## Problem statement
Starting at the line that contains "Convert this chart" and stopping at the line that contains "from matplotlib import pyplot as plt", return those lines exactly and nothing else. Both end lines count; pictures do not.

## Records to use
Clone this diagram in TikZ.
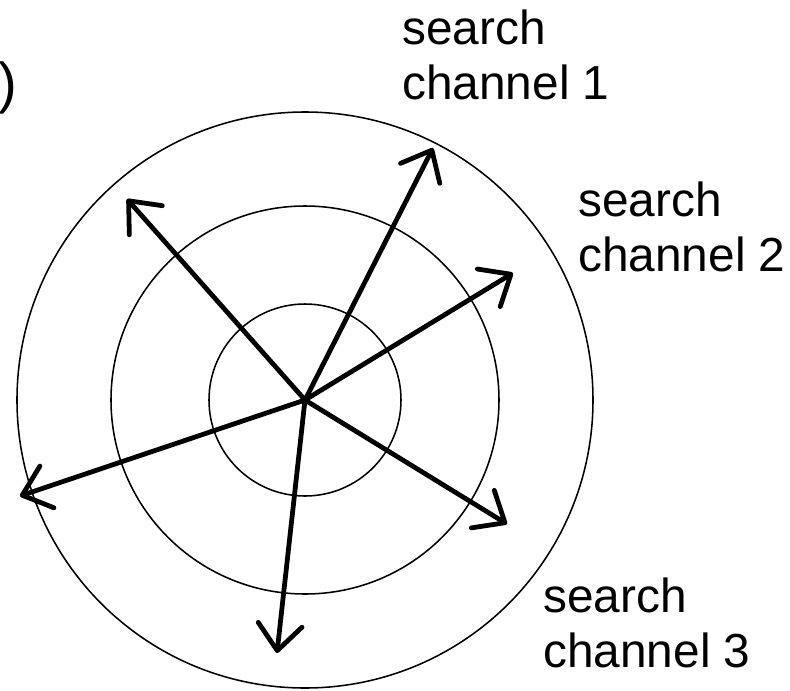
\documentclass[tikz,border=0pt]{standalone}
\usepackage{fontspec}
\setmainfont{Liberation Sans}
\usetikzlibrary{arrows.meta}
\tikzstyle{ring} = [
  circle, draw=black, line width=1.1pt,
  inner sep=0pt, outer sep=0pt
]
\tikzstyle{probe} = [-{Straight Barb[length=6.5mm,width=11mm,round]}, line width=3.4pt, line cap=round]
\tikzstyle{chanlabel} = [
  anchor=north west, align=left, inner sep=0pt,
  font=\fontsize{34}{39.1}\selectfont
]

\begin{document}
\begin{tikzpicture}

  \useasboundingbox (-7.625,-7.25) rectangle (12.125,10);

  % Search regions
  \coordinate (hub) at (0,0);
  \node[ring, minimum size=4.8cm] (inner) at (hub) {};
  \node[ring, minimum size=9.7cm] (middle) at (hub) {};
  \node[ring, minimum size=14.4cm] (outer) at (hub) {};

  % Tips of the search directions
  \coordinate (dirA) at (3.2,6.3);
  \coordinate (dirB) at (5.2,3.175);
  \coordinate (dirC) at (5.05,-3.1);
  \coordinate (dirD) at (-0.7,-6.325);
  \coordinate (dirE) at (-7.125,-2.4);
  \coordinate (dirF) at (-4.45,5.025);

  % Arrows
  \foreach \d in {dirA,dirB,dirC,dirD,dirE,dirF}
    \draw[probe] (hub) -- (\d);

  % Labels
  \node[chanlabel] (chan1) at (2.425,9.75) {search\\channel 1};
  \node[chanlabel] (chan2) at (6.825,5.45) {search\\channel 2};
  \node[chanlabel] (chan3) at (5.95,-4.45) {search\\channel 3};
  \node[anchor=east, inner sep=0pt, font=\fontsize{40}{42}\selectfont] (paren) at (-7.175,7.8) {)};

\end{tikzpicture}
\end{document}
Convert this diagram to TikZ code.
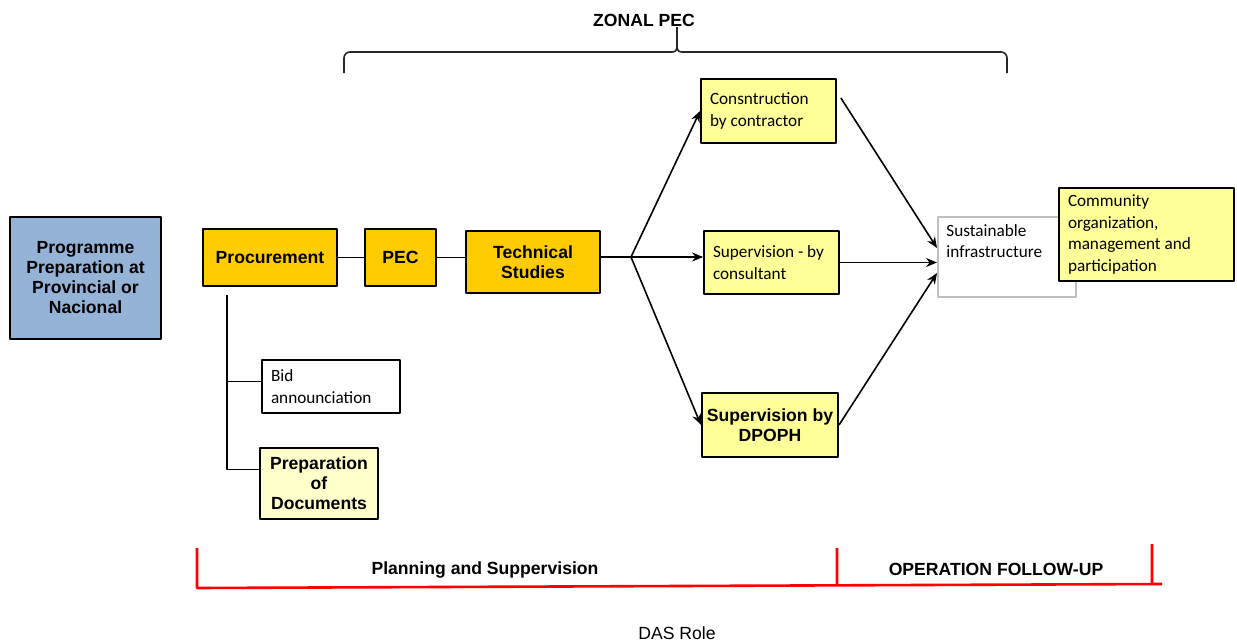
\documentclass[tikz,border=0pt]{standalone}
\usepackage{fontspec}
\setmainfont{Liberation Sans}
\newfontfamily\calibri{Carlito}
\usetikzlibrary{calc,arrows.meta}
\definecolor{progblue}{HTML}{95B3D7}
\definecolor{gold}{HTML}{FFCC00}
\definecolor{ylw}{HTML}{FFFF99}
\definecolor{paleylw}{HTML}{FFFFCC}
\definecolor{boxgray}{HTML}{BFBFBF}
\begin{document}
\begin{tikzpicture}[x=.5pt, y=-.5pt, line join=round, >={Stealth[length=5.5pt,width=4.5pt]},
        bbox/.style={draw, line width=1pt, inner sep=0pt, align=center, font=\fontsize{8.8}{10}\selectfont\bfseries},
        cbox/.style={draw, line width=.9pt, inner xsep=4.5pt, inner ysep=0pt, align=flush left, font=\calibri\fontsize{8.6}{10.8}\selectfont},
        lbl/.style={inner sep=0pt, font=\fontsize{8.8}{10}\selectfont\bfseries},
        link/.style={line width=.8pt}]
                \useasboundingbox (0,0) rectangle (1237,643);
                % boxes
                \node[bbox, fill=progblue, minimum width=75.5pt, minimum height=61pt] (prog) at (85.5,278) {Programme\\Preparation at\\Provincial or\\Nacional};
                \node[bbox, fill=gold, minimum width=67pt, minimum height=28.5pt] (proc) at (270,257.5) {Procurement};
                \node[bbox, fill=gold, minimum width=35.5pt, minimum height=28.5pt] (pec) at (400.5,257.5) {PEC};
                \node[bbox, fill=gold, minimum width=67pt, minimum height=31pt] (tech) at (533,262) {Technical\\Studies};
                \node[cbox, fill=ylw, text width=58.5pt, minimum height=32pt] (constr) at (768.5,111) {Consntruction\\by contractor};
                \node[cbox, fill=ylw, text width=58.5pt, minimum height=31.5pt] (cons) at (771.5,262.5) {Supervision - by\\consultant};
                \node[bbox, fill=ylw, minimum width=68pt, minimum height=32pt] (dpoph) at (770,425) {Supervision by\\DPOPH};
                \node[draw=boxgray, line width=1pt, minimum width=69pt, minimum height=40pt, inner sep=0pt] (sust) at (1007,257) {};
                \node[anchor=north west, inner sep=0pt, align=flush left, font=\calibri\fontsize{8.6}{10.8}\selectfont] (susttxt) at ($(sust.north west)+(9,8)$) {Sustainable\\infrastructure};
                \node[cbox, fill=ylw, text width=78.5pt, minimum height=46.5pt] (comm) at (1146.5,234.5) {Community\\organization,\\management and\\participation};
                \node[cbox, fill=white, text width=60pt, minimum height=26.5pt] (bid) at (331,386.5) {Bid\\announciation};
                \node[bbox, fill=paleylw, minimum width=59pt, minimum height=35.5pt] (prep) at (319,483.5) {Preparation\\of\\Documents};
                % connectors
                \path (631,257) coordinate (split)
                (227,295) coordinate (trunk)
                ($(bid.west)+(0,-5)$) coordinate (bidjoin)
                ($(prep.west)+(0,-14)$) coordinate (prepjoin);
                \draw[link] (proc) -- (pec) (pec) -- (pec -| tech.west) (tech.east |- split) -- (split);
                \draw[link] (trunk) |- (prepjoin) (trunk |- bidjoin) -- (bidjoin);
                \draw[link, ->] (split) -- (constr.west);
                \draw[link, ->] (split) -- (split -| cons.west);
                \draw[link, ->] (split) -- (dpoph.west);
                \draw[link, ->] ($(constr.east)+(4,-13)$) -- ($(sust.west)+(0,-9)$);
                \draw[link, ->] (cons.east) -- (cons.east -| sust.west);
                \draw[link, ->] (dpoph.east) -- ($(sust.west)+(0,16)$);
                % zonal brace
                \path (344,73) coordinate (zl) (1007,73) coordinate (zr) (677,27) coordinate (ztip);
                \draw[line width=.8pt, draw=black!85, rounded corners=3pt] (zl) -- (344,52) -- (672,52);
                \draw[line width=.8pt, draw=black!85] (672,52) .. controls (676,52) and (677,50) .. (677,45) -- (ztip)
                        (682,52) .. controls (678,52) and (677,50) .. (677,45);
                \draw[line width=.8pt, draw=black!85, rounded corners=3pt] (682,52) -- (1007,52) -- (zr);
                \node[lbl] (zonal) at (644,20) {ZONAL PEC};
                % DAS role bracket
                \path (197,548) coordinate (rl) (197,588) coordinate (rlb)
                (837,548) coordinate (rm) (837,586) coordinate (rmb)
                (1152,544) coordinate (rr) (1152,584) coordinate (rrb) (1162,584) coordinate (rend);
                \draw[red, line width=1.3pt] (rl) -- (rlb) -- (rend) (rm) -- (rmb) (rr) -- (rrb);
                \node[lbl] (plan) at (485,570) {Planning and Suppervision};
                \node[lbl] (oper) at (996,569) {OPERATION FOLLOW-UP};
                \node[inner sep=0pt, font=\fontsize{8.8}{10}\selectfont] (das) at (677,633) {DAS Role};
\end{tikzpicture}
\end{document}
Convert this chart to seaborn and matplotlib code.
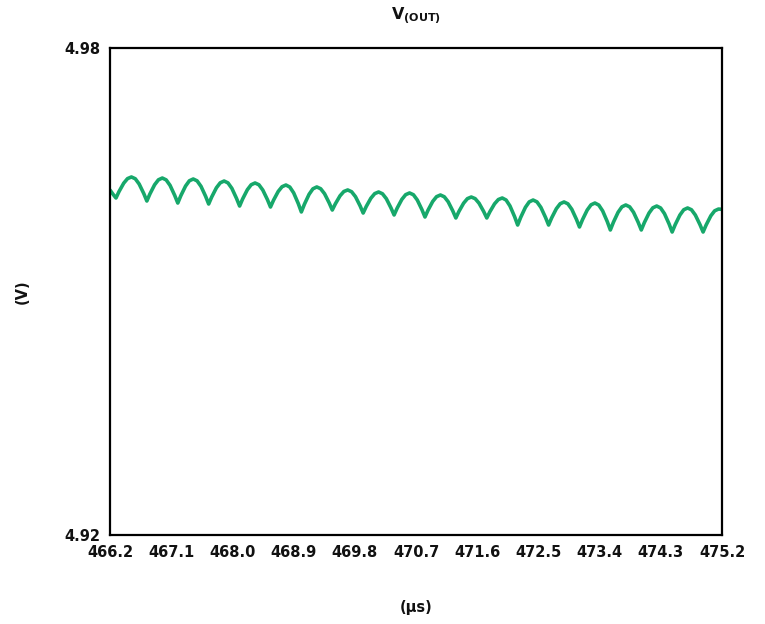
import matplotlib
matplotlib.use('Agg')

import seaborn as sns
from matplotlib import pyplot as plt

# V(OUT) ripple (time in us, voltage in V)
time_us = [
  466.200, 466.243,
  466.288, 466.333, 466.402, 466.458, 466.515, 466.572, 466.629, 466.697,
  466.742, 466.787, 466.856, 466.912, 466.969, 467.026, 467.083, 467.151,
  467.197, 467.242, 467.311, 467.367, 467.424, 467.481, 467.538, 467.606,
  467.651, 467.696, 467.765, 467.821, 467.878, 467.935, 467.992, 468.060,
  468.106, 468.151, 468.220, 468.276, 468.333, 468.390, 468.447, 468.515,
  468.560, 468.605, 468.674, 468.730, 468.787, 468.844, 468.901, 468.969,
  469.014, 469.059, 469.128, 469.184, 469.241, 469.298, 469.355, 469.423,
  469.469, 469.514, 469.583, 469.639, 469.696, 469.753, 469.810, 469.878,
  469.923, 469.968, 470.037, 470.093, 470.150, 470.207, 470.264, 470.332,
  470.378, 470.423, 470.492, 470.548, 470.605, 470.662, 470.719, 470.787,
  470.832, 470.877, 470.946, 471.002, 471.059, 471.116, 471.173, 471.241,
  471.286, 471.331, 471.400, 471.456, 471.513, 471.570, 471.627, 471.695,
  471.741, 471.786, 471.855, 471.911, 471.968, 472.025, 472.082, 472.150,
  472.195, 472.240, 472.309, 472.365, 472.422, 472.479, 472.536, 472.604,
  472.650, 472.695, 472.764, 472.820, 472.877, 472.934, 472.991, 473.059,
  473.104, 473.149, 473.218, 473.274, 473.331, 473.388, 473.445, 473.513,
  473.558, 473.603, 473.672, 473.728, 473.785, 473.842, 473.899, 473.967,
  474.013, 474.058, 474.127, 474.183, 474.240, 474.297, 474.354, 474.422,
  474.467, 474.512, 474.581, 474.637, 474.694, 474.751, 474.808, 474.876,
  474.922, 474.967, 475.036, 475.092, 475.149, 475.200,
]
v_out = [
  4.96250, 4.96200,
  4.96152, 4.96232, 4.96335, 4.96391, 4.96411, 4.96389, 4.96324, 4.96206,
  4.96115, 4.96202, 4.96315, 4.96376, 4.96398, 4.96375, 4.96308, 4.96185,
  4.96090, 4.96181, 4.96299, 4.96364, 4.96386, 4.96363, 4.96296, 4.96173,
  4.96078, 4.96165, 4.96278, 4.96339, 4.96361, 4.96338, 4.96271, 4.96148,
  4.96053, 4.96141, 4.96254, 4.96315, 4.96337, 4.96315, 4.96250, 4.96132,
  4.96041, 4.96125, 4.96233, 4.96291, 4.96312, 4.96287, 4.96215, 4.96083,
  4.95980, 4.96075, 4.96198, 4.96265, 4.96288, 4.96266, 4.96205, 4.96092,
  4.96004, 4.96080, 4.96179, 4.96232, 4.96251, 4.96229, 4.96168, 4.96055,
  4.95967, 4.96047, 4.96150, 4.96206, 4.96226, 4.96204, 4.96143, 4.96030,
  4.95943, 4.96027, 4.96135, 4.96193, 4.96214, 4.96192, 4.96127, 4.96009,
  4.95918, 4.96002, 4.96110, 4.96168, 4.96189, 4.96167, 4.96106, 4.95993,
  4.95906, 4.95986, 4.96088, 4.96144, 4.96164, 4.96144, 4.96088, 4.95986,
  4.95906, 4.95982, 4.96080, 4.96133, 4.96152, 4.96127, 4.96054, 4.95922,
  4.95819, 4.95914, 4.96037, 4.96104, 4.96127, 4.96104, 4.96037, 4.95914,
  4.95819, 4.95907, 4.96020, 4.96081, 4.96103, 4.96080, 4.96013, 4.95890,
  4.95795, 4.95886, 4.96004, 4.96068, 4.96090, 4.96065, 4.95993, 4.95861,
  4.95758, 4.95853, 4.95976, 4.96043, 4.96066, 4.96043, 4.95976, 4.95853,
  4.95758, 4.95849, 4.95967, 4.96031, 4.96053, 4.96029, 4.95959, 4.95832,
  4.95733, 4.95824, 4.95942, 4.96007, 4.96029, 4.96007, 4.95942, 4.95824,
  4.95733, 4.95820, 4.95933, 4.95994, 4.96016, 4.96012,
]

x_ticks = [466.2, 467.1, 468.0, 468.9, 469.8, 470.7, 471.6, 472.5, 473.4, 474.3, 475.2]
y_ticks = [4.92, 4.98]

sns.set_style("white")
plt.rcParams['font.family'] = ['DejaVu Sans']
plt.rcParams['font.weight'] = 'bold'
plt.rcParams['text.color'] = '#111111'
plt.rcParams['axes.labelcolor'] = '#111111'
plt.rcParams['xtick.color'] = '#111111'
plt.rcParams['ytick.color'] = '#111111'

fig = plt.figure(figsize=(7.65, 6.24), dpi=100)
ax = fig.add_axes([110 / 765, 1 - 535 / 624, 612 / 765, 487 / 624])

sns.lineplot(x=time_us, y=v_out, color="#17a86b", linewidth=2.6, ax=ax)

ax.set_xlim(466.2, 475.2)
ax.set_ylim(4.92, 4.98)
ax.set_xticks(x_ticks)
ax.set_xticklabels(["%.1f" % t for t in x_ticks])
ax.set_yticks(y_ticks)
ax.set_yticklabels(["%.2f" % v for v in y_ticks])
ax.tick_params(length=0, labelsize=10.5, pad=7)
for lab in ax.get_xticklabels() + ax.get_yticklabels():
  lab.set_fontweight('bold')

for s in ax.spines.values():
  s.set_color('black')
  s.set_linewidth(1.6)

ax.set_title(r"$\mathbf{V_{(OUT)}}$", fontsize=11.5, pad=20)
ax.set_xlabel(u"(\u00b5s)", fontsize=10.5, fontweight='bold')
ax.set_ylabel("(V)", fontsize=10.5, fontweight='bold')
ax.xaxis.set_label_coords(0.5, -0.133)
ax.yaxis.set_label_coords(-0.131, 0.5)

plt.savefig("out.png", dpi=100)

## Solution for this exercise
Convert this chart to seaborn and matplotlib code.
import matplotlib
matplotlib.use('Agg')

import seaborn as sns
from matplotlib import pyplot as plt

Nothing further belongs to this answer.